Copy the data below exactly, omitting any picture it contains.

Start Material provided

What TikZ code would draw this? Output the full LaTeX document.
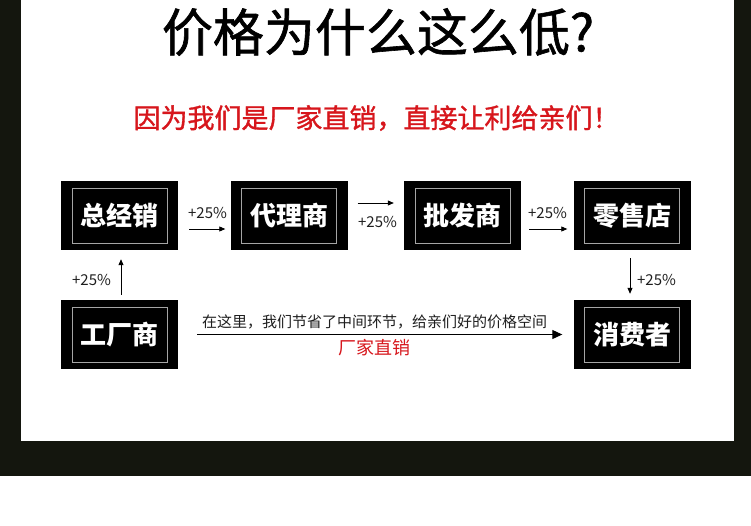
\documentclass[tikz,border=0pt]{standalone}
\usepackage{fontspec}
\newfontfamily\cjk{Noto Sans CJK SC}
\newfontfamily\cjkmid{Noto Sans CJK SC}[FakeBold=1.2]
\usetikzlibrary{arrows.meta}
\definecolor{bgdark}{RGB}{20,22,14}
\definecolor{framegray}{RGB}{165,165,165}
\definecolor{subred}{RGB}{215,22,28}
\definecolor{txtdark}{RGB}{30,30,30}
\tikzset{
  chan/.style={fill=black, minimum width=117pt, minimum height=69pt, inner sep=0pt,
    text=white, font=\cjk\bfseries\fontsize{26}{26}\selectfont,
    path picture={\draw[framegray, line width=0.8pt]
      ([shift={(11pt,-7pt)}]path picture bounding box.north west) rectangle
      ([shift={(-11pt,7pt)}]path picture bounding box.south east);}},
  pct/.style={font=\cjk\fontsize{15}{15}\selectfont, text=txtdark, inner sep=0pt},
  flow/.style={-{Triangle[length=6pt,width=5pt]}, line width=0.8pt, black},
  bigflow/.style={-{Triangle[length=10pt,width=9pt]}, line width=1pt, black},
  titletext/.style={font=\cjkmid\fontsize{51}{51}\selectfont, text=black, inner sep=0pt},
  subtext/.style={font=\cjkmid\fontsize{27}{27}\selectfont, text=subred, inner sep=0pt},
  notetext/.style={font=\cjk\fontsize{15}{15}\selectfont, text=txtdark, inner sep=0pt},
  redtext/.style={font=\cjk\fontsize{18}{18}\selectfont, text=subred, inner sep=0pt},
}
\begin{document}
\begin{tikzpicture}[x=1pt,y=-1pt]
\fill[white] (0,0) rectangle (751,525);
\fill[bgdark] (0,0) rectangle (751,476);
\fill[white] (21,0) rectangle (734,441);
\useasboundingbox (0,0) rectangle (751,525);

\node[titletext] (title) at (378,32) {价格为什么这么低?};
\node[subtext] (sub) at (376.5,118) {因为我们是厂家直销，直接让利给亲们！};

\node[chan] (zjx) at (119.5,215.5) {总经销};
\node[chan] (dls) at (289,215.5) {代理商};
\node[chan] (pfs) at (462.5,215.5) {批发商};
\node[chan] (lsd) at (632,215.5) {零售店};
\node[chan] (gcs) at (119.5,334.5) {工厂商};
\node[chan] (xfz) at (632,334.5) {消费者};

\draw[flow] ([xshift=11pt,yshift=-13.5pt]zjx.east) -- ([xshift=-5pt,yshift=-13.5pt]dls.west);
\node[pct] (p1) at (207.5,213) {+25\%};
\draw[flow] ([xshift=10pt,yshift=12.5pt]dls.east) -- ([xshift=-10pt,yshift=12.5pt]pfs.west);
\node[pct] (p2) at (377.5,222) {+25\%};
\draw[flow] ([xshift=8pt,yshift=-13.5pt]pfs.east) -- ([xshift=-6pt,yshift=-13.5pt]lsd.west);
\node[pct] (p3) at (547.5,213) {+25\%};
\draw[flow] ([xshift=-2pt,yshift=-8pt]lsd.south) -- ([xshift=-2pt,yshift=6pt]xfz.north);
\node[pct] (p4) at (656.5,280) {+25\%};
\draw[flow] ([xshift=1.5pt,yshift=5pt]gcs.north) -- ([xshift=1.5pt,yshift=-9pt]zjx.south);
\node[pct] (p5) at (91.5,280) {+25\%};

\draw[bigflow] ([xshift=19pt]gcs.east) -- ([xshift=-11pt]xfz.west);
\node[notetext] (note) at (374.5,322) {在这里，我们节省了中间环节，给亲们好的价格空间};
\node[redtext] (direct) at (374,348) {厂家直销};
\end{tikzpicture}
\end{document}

End Material provided

## Solution
What TikZ code would draw this? Output the full LaTeX document.
\documentclass[tikz,border=0pt]{standalone}
\usepackage{fontspec}
\newfontfamily\cjk{Noto Sans CJK SC}
\newfontfamily\cjkmid{Noto Sans CJK SC}[FakeBold=1.2]
\usetikzlibrary{arrows.meta}
\definecolor{bgdark}{RGB}{20,22,14}
\definecolor{framegray}{RGB}{165,165,165}
\definecolor{subred}{RGB}{215,22,28}
\definecolor{txtdark}{RGB}{30,30,30}
\tikzset{
  chan/.style={fill=black, minimum width=117pt, minimum height=69pt, inner sep=0pt,
    text=white, font=\cjk\bfseries\fontsize{26}{26}\selectfont,
    path picture={\draw[framegray, line width=0.8pt]
      ([shift={(11pt,-7pt)}]path picture bounding box.north west) rectangle
      ([shift={(-11pt,7pt)}]path picture bounding box.south east);}},
  pct/.style={font=\cjk\fontsize{15}{15}\selectfont, text=txtdark, inner sep=0pt},
  flow/.style={-{Triangle[length=6pt,width=5pt]}, line width=0.8pt, black},
  bigflow/.style={-{Triangle[length=10pt,width=9pt]}, line width=1pt, black},
  titletext/.style={font=\cjkmid\fontsize{51}{51}\selectfont, text=black, inner sep=0pt},
  subtext/.style={font=\cjkmid\fontsize{27}{27}\selectfont, text=subred, inner sep=0pt},
  notetext/.style={font=\cjk\fontsize{15}{15}\selectfont, text=txtdark, inner sep=0pt},
  redtext/.style={font=\cjk\fontsize{18}{18}\selectfont, text=subred, inner sep=0pt},
}
\begin{document}
\begin{tikzpicture}[x=1pt,y=-1pt]
\fill[white] (0,0) rectangle (751,525);
\fill[bgdark] (0,0) rectangle (751,476);
\fill[white] (21,0) rectangle (734,441);
\useasboundingbox (0,0) rectangle (751,525);

\node[titletext] (title) at (378,32) {价格为什么这么低?};
\node[subtext] (sub) at (376.5,118) {因为我们是厂家直销，直接让利给亲们！};

\node[chan] (zjx) at (119.5,215.5) {总经销};
\node[chan] (dls) at (289,215.5) {代理商};
\node[chan] (pfs) at (462.5,215.5) {批发商};
\node[chan] (lsd) at (632,215.5) {零售店};
\node[chan] (gcs) at (119.5,334.5) {工厂商};
\node[chan] (xfz) at (632,334.5) {消费者};

\draw[flow] ([xshift=11pt,yshift=-13.5pt]zjx.east) -- ([xshift=-5pt,yshift=-13.5pt]dls.west);
\node[pct] (p1) at (207.5,213) {+25\%};
\draw[flow] ([xshift=10pt,yshift=12.5pt]dls.east) -- ([xshift=-10pt,yshift=12.5pt]pfs.west);
\node[pct] (p2) at (377.5,222) {+25\%};
\draw[flow] ([xshift=8pt,yshift=-13.5pt]pfs.east) -- ([xshift=-6pt,yshift=-13.5pt]lsd.west);
\node[pct] (p3) at (547.5,213) {+25\%};
\draw[flow] ([xshift=-2pt,yshift=-8pt]lsd.south) -- ([xshift=-2pt,yshift=6pt]xfz.north);
\node[pct] (p4) at (656.5,280) {+25\%};
\draw[flow] ([xshift=1.5pt,yshift=5pt]gcs.north) -- ([xshift=1.5pt,yshift=-9pt]zjx.south);
\node[pct] (p5) at (91.5,280) {+25\%};

\draw[bigflow] ([xshift=19pt]gcs.east) -- ([xshift=-11pt]xfz.west);
\node[notetext] (note) at (374.5,322) {在这里，我们节省了中间环节，给亲们好的价格空间};
\node[redtext] (direct) at (374,348) {厂家直销};
\end{tikzpicture}
\end{document}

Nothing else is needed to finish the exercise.